GIVEN INSTRUCTION: List, from the lines below, each one with "script" in it.

Rows from a dataset of charts and code:

........

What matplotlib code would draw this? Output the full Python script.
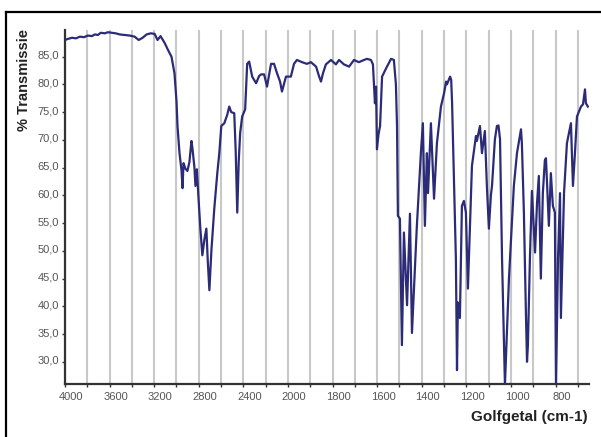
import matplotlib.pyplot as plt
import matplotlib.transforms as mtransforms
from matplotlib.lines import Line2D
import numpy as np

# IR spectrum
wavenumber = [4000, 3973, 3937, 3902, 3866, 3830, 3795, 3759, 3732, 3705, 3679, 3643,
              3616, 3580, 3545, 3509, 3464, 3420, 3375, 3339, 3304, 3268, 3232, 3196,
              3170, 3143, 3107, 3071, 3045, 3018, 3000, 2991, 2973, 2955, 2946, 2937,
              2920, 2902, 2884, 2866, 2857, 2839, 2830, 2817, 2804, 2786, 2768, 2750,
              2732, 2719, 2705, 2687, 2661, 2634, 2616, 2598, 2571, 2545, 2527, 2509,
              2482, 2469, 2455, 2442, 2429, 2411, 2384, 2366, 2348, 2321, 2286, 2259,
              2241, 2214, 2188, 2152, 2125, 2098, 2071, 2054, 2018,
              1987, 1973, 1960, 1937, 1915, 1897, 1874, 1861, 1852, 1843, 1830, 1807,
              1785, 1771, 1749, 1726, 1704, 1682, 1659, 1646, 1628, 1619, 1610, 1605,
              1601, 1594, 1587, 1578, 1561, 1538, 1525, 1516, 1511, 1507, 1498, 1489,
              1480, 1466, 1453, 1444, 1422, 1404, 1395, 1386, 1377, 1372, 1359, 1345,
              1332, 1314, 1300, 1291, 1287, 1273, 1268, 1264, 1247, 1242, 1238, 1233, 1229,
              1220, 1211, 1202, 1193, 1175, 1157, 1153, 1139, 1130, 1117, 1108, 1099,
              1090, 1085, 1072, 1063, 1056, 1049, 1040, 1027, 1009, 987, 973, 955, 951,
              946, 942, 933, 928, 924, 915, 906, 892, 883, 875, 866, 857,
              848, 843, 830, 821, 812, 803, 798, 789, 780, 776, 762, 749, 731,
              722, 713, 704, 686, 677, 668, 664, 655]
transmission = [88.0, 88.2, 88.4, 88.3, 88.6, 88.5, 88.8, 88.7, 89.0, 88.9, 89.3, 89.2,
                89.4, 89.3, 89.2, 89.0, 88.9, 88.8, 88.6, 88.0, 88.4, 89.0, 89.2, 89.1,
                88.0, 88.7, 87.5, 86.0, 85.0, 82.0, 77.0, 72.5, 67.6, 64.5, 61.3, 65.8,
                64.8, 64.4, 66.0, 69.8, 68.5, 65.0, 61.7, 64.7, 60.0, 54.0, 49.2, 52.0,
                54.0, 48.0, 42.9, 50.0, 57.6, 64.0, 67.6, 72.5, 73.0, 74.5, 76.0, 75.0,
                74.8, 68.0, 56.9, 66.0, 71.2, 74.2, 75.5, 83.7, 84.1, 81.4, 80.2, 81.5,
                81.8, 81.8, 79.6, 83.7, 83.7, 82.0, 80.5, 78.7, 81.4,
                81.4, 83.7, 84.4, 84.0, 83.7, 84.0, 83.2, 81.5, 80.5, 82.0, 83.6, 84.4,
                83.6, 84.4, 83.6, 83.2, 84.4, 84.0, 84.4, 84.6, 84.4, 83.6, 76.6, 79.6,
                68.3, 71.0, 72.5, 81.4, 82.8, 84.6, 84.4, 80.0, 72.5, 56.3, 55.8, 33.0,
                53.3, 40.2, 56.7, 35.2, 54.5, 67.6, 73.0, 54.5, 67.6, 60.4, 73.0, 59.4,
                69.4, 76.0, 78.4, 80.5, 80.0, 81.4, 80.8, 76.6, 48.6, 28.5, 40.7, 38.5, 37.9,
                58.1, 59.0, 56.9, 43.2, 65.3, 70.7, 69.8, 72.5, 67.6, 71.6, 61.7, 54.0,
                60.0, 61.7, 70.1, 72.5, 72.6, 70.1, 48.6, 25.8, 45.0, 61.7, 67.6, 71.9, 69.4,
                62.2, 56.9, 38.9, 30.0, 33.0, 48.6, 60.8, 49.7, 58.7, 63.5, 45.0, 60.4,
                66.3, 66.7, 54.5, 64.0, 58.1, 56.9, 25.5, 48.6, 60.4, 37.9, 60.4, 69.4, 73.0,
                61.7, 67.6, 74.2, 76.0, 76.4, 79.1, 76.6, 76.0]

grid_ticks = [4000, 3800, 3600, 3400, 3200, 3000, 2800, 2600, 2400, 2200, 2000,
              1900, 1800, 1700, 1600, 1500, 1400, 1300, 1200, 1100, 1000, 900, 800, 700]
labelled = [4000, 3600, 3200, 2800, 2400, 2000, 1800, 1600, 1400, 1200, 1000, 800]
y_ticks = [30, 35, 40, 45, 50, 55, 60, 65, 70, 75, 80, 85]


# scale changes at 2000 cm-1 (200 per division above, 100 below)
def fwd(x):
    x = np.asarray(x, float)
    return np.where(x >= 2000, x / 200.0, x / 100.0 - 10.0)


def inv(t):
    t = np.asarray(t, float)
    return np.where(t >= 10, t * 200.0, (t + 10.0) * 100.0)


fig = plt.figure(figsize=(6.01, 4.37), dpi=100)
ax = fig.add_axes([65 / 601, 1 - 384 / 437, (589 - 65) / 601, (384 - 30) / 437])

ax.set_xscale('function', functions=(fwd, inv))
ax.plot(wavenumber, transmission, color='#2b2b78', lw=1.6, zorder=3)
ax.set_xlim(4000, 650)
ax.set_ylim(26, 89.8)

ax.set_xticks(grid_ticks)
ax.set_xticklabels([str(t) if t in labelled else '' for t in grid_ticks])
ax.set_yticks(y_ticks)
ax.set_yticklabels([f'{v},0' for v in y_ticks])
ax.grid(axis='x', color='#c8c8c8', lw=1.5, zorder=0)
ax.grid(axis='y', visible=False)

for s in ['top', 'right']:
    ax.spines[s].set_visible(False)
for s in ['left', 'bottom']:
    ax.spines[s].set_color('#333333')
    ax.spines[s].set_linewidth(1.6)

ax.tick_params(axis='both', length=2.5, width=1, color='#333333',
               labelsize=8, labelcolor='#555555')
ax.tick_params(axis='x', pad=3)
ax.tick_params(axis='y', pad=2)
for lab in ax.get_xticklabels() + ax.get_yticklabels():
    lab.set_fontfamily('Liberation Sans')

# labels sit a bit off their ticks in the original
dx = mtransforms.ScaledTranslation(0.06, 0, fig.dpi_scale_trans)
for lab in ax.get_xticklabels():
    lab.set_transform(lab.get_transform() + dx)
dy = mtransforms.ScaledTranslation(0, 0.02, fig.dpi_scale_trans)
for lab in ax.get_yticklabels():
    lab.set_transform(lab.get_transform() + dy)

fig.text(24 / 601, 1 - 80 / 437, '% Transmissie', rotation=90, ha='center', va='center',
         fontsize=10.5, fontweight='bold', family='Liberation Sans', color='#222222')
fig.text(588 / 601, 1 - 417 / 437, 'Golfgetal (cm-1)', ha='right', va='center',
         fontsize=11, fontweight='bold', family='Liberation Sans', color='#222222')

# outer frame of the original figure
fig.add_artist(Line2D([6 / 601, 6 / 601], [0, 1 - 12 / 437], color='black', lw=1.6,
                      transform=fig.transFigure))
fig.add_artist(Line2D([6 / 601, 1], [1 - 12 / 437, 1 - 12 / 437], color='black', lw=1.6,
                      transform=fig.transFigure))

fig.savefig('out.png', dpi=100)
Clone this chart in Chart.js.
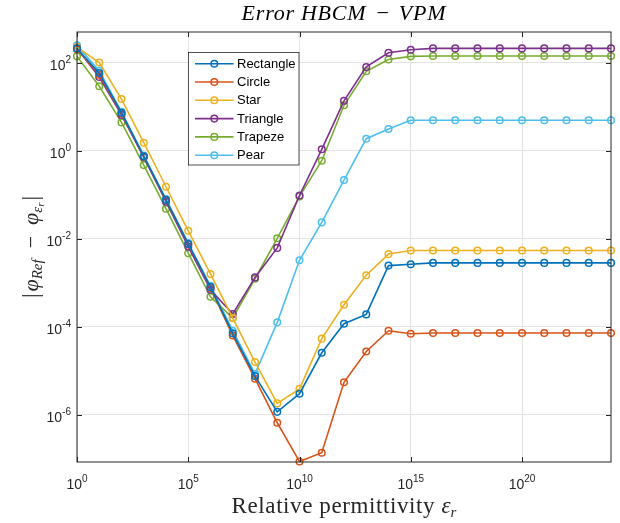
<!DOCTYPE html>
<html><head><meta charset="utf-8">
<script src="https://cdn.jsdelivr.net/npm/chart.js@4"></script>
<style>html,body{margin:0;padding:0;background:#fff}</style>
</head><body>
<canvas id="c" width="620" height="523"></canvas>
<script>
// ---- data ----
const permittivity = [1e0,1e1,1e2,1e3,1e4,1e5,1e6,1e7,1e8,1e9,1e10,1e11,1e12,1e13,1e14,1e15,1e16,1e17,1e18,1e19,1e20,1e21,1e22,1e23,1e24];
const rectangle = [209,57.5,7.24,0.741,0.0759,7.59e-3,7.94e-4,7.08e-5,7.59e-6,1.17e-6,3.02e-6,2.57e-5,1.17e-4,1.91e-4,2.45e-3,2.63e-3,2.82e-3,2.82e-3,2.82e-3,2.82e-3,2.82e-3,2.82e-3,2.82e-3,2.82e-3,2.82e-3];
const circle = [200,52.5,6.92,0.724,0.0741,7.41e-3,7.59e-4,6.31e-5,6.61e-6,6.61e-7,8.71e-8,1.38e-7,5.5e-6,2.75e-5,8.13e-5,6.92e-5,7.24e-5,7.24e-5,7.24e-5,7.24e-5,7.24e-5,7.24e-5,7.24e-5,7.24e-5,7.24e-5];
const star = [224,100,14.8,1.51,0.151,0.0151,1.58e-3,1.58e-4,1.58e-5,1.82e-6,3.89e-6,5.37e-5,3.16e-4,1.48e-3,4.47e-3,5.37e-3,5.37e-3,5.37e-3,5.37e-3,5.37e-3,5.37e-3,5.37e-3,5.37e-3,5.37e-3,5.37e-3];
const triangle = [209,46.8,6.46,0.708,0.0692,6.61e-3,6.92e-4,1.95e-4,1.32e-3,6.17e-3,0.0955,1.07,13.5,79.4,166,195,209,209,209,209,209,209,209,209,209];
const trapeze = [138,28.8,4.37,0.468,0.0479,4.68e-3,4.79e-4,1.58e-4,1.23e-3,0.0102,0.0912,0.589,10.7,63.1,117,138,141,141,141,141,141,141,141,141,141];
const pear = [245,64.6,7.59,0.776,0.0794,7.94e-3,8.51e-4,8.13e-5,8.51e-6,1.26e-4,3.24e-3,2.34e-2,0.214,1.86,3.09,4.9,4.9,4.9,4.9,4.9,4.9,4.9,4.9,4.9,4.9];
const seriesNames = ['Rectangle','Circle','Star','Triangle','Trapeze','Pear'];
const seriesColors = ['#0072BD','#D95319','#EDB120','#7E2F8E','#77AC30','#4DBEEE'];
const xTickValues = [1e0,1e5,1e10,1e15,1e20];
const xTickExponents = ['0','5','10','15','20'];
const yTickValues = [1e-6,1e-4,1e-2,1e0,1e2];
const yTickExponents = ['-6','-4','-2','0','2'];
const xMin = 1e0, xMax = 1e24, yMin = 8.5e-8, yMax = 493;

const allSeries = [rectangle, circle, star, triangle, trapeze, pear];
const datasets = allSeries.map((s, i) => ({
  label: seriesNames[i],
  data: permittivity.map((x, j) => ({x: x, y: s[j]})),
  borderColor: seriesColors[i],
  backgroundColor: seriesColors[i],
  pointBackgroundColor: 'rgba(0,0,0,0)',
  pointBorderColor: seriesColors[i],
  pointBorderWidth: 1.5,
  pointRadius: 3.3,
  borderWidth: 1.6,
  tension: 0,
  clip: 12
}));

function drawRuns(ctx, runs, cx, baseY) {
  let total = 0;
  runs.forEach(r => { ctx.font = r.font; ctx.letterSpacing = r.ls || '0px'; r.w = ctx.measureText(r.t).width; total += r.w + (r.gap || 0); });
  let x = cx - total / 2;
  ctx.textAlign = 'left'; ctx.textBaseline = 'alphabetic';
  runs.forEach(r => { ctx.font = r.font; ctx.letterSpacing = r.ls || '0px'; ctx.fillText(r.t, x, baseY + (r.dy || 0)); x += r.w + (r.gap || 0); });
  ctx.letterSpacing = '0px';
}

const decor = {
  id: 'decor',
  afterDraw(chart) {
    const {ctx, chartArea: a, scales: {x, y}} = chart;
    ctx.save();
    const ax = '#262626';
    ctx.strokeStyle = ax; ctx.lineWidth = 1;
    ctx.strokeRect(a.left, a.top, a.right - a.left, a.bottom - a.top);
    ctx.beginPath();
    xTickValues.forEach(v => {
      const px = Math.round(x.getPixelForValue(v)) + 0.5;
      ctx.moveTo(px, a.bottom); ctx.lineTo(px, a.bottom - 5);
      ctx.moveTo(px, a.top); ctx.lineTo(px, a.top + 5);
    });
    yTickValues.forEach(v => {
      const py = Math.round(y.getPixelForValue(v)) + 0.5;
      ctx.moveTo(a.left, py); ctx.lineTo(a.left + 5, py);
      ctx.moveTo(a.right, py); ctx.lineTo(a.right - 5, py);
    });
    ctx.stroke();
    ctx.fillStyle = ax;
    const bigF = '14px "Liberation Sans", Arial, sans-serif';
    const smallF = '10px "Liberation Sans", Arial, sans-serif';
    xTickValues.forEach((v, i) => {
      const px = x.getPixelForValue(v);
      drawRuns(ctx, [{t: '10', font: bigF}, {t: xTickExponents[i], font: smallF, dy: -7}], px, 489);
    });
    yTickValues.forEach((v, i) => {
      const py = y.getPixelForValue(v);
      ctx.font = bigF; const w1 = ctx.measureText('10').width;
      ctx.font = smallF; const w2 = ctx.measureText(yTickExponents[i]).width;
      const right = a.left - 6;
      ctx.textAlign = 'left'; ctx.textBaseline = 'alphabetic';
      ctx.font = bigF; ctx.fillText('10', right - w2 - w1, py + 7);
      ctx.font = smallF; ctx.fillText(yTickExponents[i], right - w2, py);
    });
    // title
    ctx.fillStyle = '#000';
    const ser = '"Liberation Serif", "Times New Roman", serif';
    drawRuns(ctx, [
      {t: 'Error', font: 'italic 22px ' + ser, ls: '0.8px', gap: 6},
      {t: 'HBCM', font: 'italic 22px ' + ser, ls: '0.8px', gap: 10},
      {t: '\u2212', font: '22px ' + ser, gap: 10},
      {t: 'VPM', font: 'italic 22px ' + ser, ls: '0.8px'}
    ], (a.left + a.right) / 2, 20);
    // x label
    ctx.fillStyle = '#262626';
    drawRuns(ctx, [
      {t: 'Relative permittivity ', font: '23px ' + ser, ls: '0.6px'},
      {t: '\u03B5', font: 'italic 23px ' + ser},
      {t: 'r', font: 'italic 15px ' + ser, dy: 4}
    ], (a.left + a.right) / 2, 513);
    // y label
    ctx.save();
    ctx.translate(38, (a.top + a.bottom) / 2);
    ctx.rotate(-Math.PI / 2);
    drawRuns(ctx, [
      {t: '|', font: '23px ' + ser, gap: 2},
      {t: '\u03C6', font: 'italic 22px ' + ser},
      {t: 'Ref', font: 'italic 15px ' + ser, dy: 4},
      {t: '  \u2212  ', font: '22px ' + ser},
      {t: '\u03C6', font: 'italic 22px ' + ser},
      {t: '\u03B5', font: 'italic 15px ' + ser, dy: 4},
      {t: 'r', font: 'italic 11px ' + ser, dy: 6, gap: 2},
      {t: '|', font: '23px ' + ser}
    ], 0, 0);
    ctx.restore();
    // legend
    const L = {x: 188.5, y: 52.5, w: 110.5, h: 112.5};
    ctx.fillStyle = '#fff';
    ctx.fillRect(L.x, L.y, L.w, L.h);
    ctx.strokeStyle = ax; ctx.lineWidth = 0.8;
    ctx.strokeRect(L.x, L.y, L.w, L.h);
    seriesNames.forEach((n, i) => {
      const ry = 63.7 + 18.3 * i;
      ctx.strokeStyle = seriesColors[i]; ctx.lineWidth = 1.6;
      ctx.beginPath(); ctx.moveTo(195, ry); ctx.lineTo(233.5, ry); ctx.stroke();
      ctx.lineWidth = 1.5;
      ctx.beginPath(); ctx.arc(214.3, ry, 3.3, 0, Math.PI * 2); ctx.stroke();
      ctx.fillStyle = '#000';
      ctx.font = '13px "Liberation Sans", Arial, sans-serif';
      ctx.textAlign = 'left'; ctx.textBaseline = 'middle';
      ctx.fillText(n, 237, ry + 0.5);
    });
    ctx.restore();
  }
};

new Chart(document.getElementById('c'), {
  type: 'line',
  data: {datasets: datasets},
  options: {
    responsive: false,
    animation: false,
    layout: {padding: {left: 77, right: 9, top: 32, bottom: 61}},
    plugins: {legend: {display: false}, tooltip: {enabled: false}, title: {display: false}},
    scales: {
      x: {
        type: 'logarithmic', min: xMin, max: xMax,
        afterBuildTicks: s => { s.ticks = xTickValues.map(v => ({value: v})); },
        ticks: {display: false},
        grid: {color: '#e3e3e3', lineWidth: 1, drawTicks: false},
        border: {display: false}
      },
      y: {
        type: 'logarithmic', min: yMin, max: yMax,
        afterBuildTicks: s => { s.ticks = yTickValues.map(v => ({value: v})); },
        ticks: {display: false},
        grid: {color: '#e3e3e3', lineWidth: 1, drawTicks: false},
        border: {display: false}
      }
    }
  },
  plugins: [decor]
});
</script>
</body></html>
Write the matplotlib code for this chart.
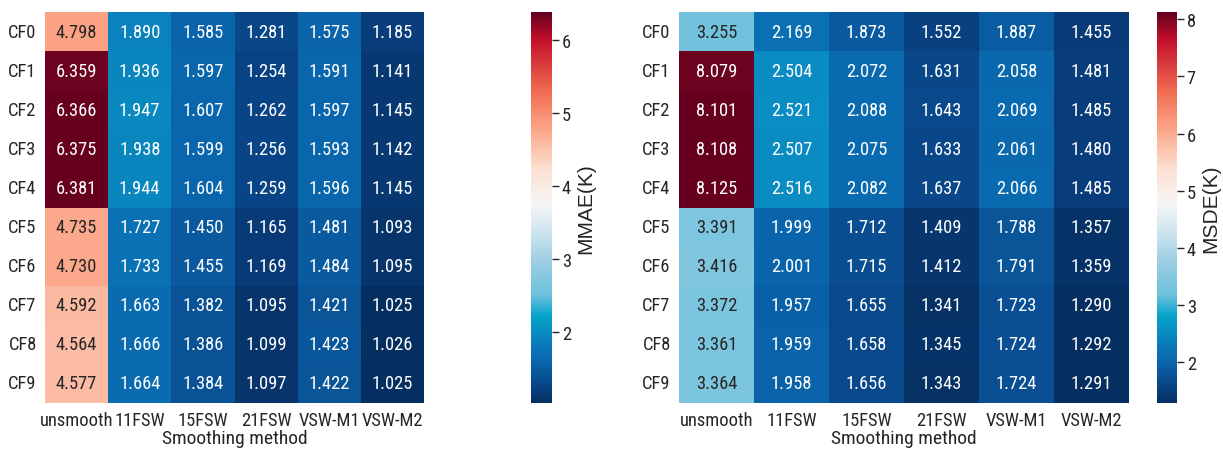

........

REPLY TO THE TASK:
What matplotlib code would draw this? Output the full Python script.
<script src="https://cdn.jsdelivr.net/npm/chart.js@4"></script>
<script>
</script>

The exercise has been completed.